Queensland’s Premier and the operators of the state’s major Wivenhoe Dam have gambled that easing rainfall will save thousands of residents from the risk of another Brisbane River flood.
If the extreme event across Wivenhoe Dam’s catchment does ease, Annastacia Palaszczuk, her bureaucrats and the dam engineers operating this vital infrastructure will get lucky.
They’ll win this brazen gamble and we’ll all avoid a repeat of 2011 when the dam operators were paralysed until they had to make emergency releases, flooding Australia’s third-largest city, causing billions of dollars in damage and ruining thousands of homes and businesses.
But if the Premier and her people blow this – if they are forced to make emergency releases again and flood the city severely, again, with the water they’ve stored for too long – it will be unforgivable.
Because in 2022 it should not come down to just dumb luck.
After the lessons learned this past decade, after the millions spent on public inquiries and the big damages payouts from the government, which was sued over its negligence in Wivenhoe Dam’s 2011 operations, the public at risk deserve much more.
The fact it has come to the crossing of all the Premier’s fingers and toes in the hope the rain would ease just in time to avoid making devastating water releases from the dam – to protect its infrastructure – is the epitome of risk-taking.
Thousands of Brisbane residents in low-lying areas should know some time on Monday whether they can thank their lucky stars and avoid the worst, or be inundated by what would need to be emergency releases of water from a dam almost brimful.
The weather forecasts are improving.
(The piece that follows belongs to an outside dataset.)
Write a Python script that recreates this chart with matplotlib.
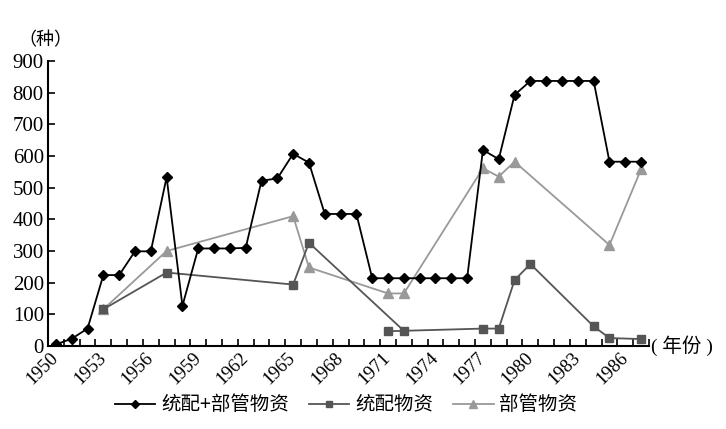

It does appear we’ll pull this one off, with very little margin for error. Controlled flow rates of release out of Wivenhoe Dam started on Sunday.
Too little, too late. Easing rain will keep these releases to a minimum and minimise the Brisbane River’s flooding.
The reason it has come to this in 2022 is because despite everything since 2011, Palaszczuk’s government signed off on a new operating manual for the dam – a manual that is rigid in not permitting water releases based on forecast rainfall.
That’s right – until the rain is actually on the ground, the dam operators will not take pre-emptive actions; they will not make early releases before a flood.
They will not make early releases that would give extra storage capacity in the dam for a severe rainfall event such as this.
As we saw in Queensland in 2011, the policy setting is peak absurdity; it sets the city up for potential disaster.
From farmers to air traffic controllers to captains of industry and airlines and shipping, we all take prudent precautions over extreme, severe weather and rainfall forecasts. It’s why the Premier was prudently warning us last Wednesday of this coming event.
The dam operator’s justification for not acting before a potential disaster strains credulity.
It’s not his fault but it was trotted out by SEQWater’s Mike Foster in the disaster centre on Sunday – and it’s essentially that weather forecasts are not sufficiently accurate for dam operators to justify pre-emptive releases that would lose water from the system.
Instead, they sit on their hands and wait until there’s water on the ground. Even then they’re slower than a wet week with releases.
This was the dam operator’s gambling folly in 2011. It’s their gambling folly going forward for as long as this manual is rigid in ignoring weather forecasts.
The risk-reward comparison is not complex: the downside of making pre-emptive releases before the river is in flood is that the dam will lose some of its water reserves. So what? The rain will fall again.
The downside of paralysis, of not making releases, is that when your hand is forced and the releases are urgent and huge, you lose billons by flooding the city.
That’s why Brisbane got smashed in 2011. It was hard for many of us to believe those in charge would put the blinkers on again and fail to appreciate that grave forecasts of intense, extreme rainfall do result in just that.
Prudent action in the face of those Bureau of Meteorology warnings of extreme rainfall would have meant significant pre-emptive releases of water from the Wivenhoe Dam on Wednesday, Thursday and Friday, before the rain arrived.
Those releases would have temporarily flooded some rural bridges and minor roads, a minor, fleeting inconvenience for a very small number of people but given a much greater capacity in the dam and a larger buffer of flood storage to cope with the extreme rainfall that the dam’s operators were warned was imminent.